Logo saturation is not new for Western luxury good retailers. The same boredom with bling happened in Europe and the United States in 2008. To meet with the new demand for tasteful, subtle luxury products that retain their value, the popular European brands that first descended upon the Chinese scene have to evolve quickly. “Luxury companies have to work harder to sell to them than they did five years ago. It’s a question of balance,” Okonkwo said.
Simply raising the stakes is not enough. Gucci recently launched a python shoulder back with a ticket price of $4,100, and Burberry has bought out a $9,700 alligator clutch. But still the brands struggle to project an expensive, exclusive image. Vuitton, Omega, and other “megabrands may start to show signs of suffering brand weariness owing to their early entry into several markets,” wrote HSBC analyst Erwan Rambourg. “We term this the ‘first-mover disadvantage’.”
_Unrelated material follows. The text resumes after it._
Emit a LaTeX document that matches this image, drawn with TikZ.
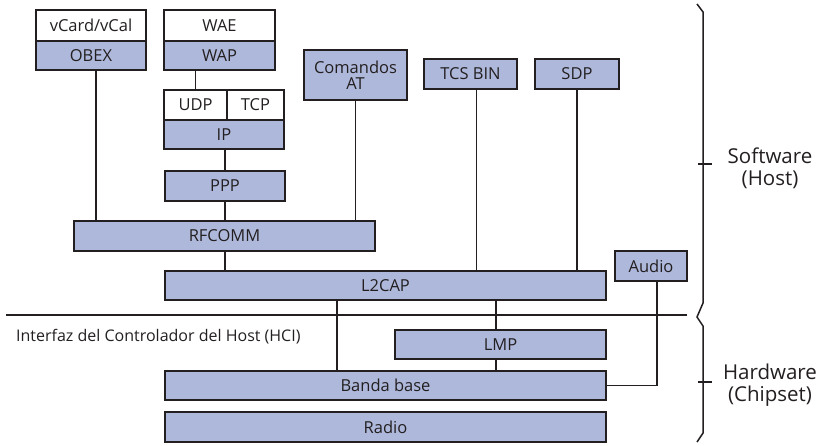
\documentclass[tikz,border=0pt]{standalone}
\usepackage{fontspec}
\setmainfont{Open Sans}
\definecolor{layerfill}{RGB}{174,184,219}
\definecolor{ink}{RGB}{35,31,32}
\begin{document}
\begin{tikzpicture}[x=1pt,y=-1pt,
  layer/.style={draw=ink,line width=1.8pt,fill=layerfill,inner sep=0pt,
    font=\fontsize{16.5}{16.5}\selectfont,text=ink,align=center},
  blank/.style={layer,fill=white},
  link/.style={draw=ink,line width=1.6pt},
  side/.style={font=\fontsize{20.5}{22}\selectfont,text=ink,align=center}]
\useasboundingbox (0,0) rectangle (816,445);
% upper protocol stack (host side)
\node[blank,minimum width=110pt,minimum height=31pt] (vcard) at (91,25.5) {vCard/vCal};
\node[layer,minimum width=110pt,minimum height=29pt] (obex) at (91,55.5) {OBEX};
\node[blank,minimum width=111pt,minimum height=31pt] (wae) at (219.5,25.5) {WAE};
\node[layer,minimum width=111pt,minimum height=29pt] (wap) at (219.5,55.5) {WAP};
\node[blank,minimum width=63pt,minimum height=30pt] (udp) at (195.5,105) {UDP};
\node[blank,minimum width=57pt,minimum height=30pt] (tcp) at (255.5,105) {TCP};
\node[layer,minimum width=120pt,minimum height=29pt] (ip) at (224,134.5) {IP};
\node[layer,minimum width=120pt,minimum height=30pt] (ppp) at (225,186) {PPP};
\node[layer,minimum width=103pt,minimum height=50pt] (at) at (355.5,75) {Comandos\\AT};
\node[layer,minimum width=93pt,minimum height=30pt] (tcs) at (470.5,74) {TCS BIN};
\node[layer,minimum width=84pt,minimum height=30pt] (sdp) at (577,74) {SDP};
\node[layer,minimum width=301pt,minimum height=30pt] (rfcomm) at (224.5,236) {RFCOMM};
\node[layer,minimum width=441pt,minimum height=29pt] (l2cap) at (385.5,285.5) {L2CAP};
\node[layer,minimum width=72pt,minimum height=30pt] (audio) at (651,266) {Audio};
% lower stack (controller side)
\node[layer,minimum width=211pt,minimum height=29pt] (lmp) at (500.5,344.5) {LMP};
\node[layer,minimum width=441pt,minimum height=29pt] (bb) at (385.5,385.5) {Banda base};
\node[layer,minimum width=441pt,minimum height=30pt] (radio) at (385.5,427) {Radio};
% host controller interface
\coordinate (hciL) at (6,315);
\coordinate (hciR) at (687,315);
\draw[draw=ink,line width=2.8pt] (hciL) -- (hciR);
\node[anchor=west,inner sep=0pt,font=\fontsize{16}{16}\selectfont,text=ink] (hci) at (16,337) {Interfaz del Controlador del Host (HCI)};
% connectors between layers
\draw[link] ([xshift=5pt]obex.south) -- ([xshift=5pt]obex.south |- rfcomm.north);
\draw[link] (udp.north) -- (udp.north |- wap.south);
\draw[link] (ppp.north) -- (ppp.north |- ip.south);
\draw[link] (ppp.south) -- (ppp.south |- rfcomm.north);
\draw[link] (at.south) -- (at.south |- rfcomm.north);
\draw[link] (ppp.south |- rfcomm.south) -- (ppp.south |- l2cap.north);
\draw[link] ([xshift=6pt]tcs.south) -- ([xshift=6pt]tcs.south |- l2cap.north);
\draw[link] (sdp.south) -- (sdp.south |- l2cap.north);
\draw[link] ([xshift=-48.5pt]l2cap.south) -- ([xshift=-48.5pt]l2cap.south |- bb.north);
\draw[link] ([xshift=-4.5pt]lmp.north |- l2cap.south) -- ([xshift=-4.5pt]lmp.north);
\draw[link] ([xshift=-4.5pt]lmp.south) -- ([xshift=-4.5pt]lmp.south |- bb.north);
\draw[link] ([xshift=6pt]audio.south) |- (bb.east);
% braces for software and hardware
\draw[draw=ink,line width=1.5pt,line join=miter]
  (697,4) -- (703,12) -- (703,303) -- (697,317) -- (703,326) -- (703,433) -- (697,442);
\draw[draw=ink,line width=1.5pt] (698,164) -- (712,164);
\draw[draw=ink,line width=1.5pt] (698,382) -- (712,382);
\node[side] (sw) at (770,168) {Software\\(Host)};
\node[side] (hw) at (770,385) {Hardware\\(Chipset)};
\end{tikzpicture}
\end{document}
Part of the reason Chinese shoppers see megabrands’ products as gaudy is because they see too much of them in general. In China alone, Vuitton mantains 39 boutiques, Gucci 54, and Burberry 66. On the other hand, Hermes has just 21 and Prada has 20, supporting many analysts’ theories that over-exposure saturates the market, while exclusivity drives sales. “The beauty of luxury goods is they’re scarce and therefore they’re reassuringly expensive,” said Rahul Sharma, founder and managing director of Neev Capital. “You don’t just want something that’s expensive that’s not scarce.”
LVMH’s second-half sales growth at its fashion and leather-goods unit is projected to grow 5 or 6 percent, compared to 10 percent from the first six months of 2012, estimates Eva Quiroga of UBS. She has downgraded the company to neutral. In comparison, she predicts that Hermes will grow by 12 to 13 percent, and Prada by 15.
The “absolute luxury segment” – featuring Hermes and the rest of the priciest goods — is the fastest-growing part of the market. Bain & Co. predicts it will keep outperforming other areas until at least 2014.